Here is “Yours Truly” ↑ anticipating a favorite meal at our nearby Lumber Inn, located in the City of Delafield: roast pork, stuffing, mashed potatoes, and gravy washed down with iced tea. There was a time I’d have added caramel apple pie with a streusel crust and ice cream to the above feast, but I can no longer handle that much food in one sitting. The pie and ice cream would be a meal in itself.
My husband and I were raised on REAL FOOD. Our mothers fed us the way I fed our children, with the nutritional food groups represented in most of our meals—followed by dessert for extra “quality of life”. Now, although I love an occasional foray into ethnic cuisines, I still love old-fashioned American farm style food most of all.
I have total sympathy and understanding for those whose health issues require dietary restrictions. Joe is diabetic, so we carefully balance our carbohydrates. But that doesn’t mean Joe has to cease enjoying treats. He’s had more flack over the years from low blood sugar than from high, so his nightly dish of ice cream is a good safeguard against hypoglycemia.
Excessive roughage in the form of grainy, chewy breads and an overdose of raw vegies will make me ill for several days. In contrast to current food fads, I must eat a good share of cooked, even refined foods. Raw fruits agree with me in any quantity, while raw veggies must be consumed with extreme caution. Fortunately, the above plate of roast pork (a senior portion!) comforts both my body and soul!
Every individual is different! That is why I get a little “testy” when I hear the frequent diatribes about food. I do not go around preaching that everyone should eat roast lamb, beef, and pork—even though these meats are the kindest and most palatable of foods to me. Therefore I have great difficulty listening to all the trendy propoganda about the glories of white chicken. My chicken soup may be the world’s best—but when it come to solid meat on my plate I prefer to stare down a lamb chop, beef tenderloin, or a bit of the piggy.

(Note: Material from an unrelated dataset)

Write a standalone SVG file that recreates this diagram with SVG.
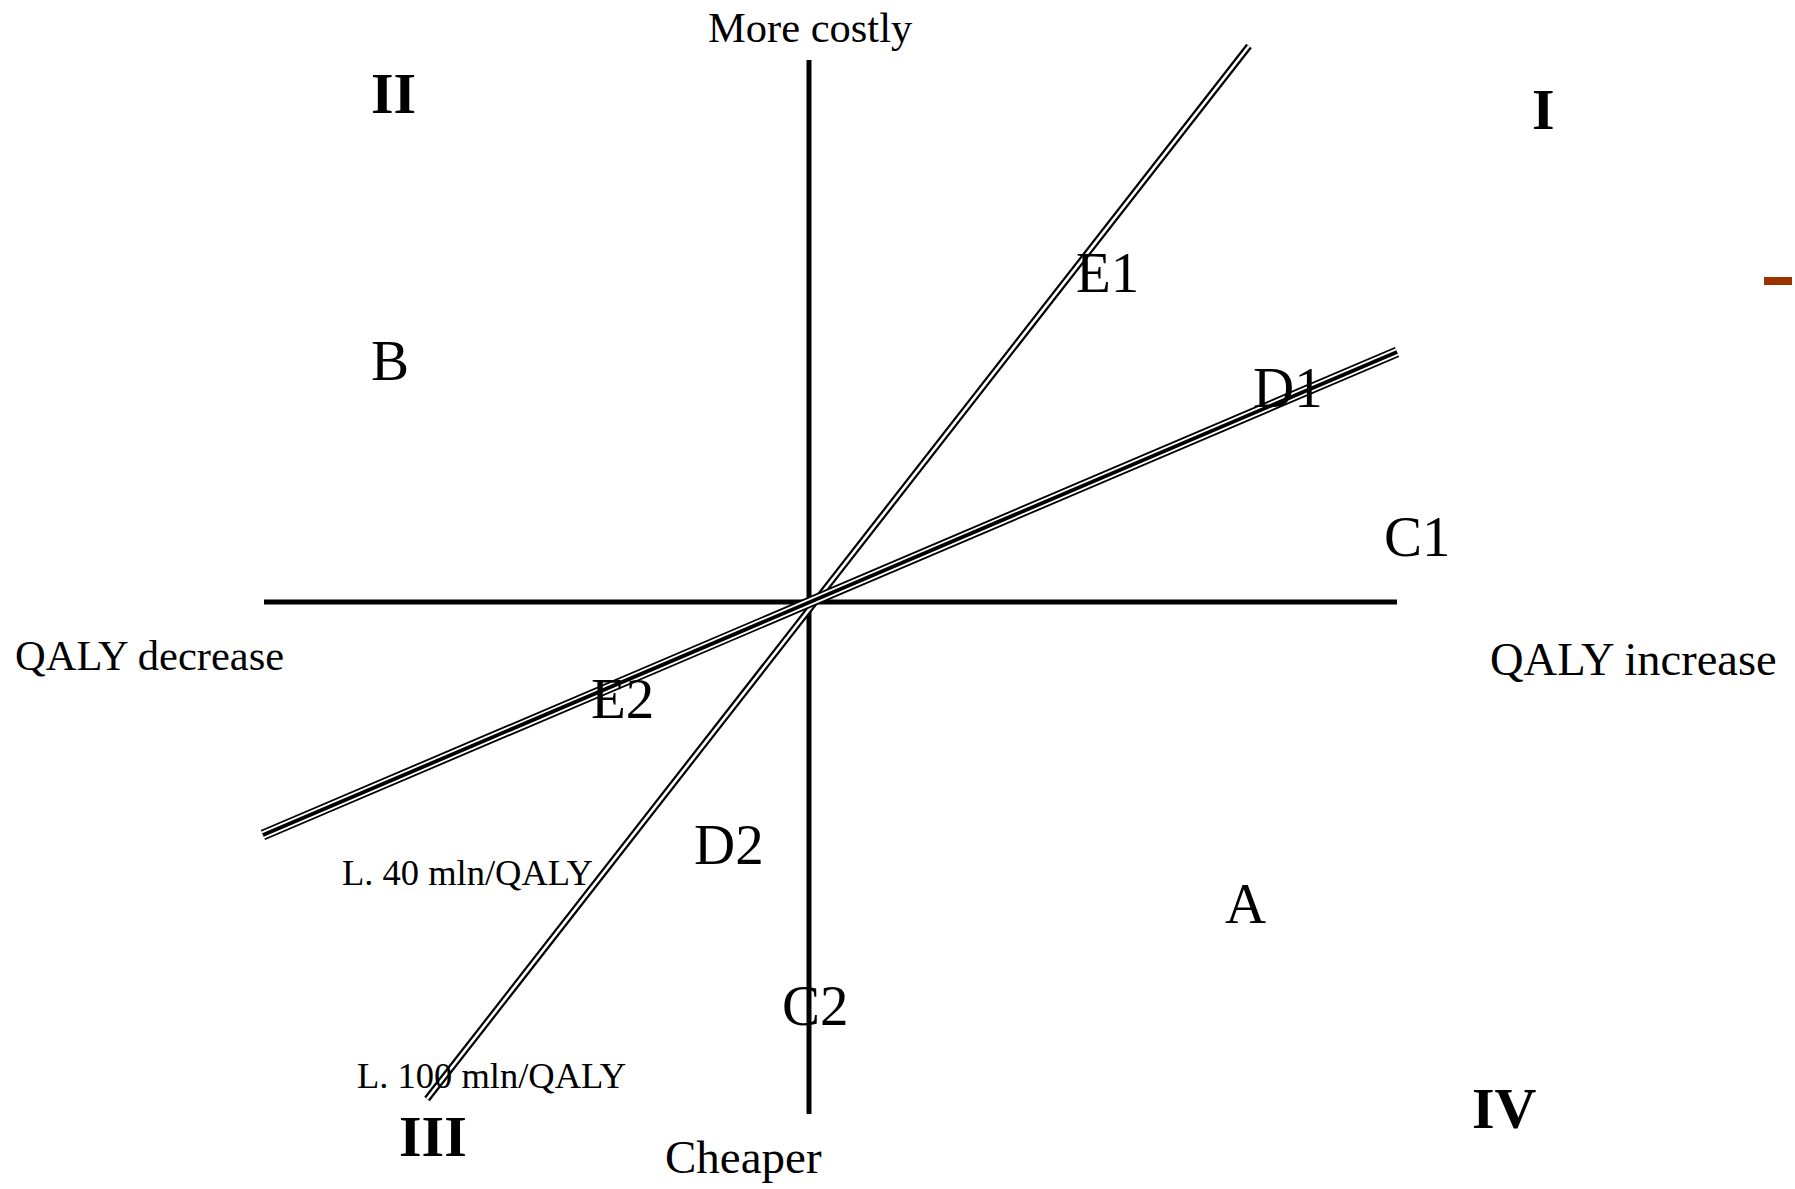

The issue is not so much what we eat, but rather how much! Reasonable eating helped to keep my parents on planet earth for a long time—93 years for my mom, and 102 for my dad. Of course genes played a major role as well. Most of us can ignore the ever-fluctuating food fads, and thrive on down-to-earth REAL FOOD in moderation! As the old saying goes, “Call me anything, but please don’t call me ‘late for dinner’ “!